─── Entries supplied ───
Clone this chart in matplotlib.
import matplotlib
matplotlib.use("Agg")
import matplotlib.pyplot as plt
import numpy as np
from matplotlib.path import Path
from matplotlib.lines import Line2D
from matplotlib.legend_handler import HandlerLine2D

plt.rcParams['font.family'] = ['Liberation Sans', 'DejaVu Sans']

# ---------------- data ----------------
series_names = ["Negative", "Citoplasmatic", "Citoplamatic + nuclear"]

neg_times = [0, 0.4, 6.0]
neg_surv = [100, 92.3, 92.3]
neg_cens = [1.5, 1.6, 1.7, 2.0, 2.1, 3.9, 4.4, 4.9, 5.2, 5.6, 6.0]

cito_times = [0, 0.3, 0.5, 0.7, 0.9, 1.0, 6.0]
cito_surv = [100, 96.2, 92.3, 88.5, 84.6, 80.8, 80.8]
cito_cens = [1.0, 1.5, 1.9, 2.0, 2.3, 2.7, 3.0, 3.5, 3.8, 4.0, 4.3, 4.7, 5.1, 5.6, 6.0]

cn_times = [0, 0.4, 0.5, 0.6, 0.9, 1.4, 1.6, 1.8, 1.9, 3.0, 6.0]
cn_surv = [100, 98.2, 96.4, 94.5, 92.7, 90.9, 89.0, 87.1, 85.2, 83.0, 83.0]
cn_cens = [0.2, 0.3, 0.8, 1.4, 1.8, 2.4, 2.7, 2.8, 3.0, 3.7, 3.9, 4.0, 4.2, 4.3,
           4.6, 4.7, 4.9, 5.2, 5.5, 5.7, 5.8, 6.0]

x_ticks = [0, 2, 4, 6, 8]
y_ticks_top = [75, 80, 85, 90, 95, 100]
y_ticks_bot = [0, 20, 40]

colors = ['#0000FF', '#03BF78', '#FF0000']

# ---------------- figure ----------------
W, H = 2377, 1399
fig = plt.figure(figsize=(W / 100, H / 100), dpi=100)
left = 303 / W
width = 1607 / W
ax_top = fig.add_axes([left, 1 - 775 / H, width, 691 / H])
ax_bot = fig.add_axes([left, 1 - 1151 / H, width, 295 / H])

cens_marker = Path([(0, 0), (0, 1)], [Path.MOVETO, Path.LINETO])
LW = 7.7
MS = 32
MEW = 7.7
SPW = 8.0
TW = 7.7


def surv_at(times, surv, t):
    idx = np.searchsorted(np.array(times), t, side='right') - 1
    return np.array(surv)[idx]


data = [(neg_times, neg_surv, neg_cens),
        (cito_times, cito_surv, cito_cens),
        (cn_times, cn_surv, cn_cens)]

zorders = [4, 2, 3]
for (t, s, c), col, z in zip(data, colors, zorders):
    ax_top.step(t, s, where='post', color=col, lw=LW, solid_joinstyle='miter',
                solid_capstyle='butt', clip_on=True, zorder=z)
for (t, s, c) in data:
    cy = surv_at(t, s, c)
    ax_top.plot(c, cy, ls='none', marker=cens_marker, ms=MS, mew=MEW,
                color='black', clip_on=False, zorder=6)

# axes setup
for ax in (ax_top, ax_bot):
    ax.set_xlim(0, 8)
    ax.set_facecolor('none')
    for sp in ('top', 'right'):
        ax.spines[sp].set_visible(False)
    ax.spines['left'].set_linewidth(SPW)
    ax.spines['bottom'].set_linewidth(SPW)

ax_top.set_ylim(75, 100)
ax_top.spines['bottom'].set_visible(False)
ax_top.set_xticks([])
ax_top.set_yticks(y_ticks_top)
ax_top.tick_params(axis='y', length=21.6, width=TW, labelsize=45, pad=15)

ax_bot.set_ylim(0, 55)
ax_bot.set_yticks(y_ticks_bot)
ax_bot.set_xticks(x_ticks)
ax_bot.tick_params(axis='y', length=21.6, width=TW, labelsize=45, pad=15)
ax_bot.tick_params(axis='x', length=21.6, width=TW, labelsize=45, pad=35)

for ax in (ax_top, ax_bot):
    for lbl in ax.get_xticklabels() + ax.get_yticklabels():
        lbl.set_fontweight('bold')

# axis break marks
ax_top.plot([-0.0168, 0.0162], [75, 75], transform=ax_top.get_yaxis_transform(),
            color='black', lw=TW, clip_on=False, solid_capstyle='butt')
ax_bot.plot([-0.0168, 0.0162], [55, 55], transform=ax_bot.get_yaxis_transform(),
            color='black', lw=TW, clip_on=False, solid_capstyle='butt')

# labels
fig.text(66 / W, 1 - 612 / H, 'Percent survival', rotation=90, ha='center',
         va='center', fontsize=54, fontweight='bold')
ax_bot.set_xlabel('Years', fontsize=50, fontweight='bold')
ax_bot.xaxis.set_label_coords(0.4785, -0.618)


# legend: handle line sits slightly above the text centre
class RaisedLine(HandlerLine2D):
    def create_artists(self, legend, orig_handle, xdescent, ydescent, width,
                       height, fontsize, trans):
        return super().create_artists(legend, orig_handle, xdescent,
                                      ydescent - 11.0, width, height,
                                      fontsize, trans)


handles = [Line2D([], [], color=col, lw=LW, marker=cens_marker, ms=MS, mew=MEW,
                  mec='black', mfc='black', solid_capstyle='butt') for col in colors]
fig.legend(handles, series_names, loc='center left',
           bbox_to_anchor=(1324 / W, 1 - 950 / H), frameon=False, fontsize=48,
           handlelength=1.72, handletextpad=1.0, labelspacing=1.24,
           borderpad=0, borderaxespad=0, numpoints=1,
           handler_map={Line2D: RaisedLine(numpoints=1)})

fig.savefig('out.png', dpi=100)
───
─── Entries supplied ───
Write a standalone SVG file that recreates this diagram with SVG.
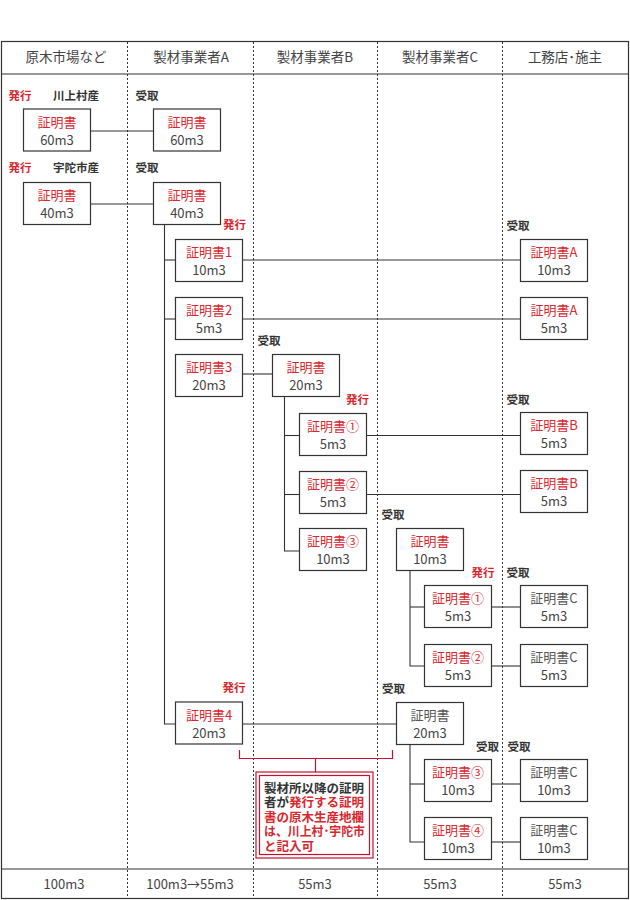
───
─── Entries supplied ───
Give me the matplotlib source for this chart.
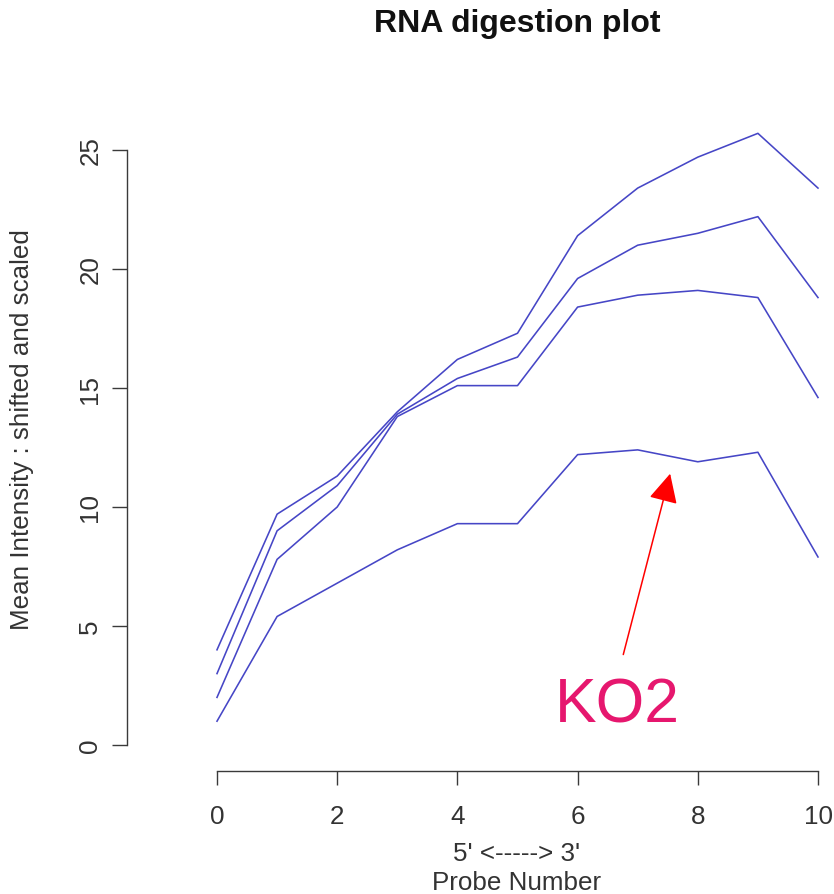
───
◆ **Problem description**
In the listing above, find the line containing "Clone this chart in matplotlib." and the line containing "5.1, 5.6, 6.0]", then quote both, plus every line between them, exactly as written.

◆ **Solved problem**
Clone this chart in matplotlib.
import matplotlib
matplotlib.use("Agg")
import matplotlib.pyplot as plt
import numpy as np
from matplotlib.path import Path
from matplotlib.lines import Line2D
from matplotlib.legend_handler import HandlerLine2D

plt.rcParams['font.family'] = ['Liberation Sans', 'DejaVu Sans']

# ---------------- data ----------------
series_names = ["Negative", "Citoplasmatic", "Citoplamatic + nuclear"]

neg_times = [0, 0.4, 6.0]
neg_surv = [100, 92.3, 92.3]
neg_cens = [1.5, 1.6, 1.7, 2.0, 2.1, 3.9, 4.4, 4.9, 5.2, 5.6, 6.0]

cito_times = [0, 0.3, 0.5, 0.7, 0.9, 1.0, 6.0]
cito_surv = [100, 96.2, 92.3, 88.5, 84.6, 80.8, 80.8]
cito_cens = [1.0, 1.5, 1.9, 2.0, 2.3, 2.7, 3.0, 3.5, 3.8, 4.0, 4.3, 4.7, 5.1, 5.6, 6.0]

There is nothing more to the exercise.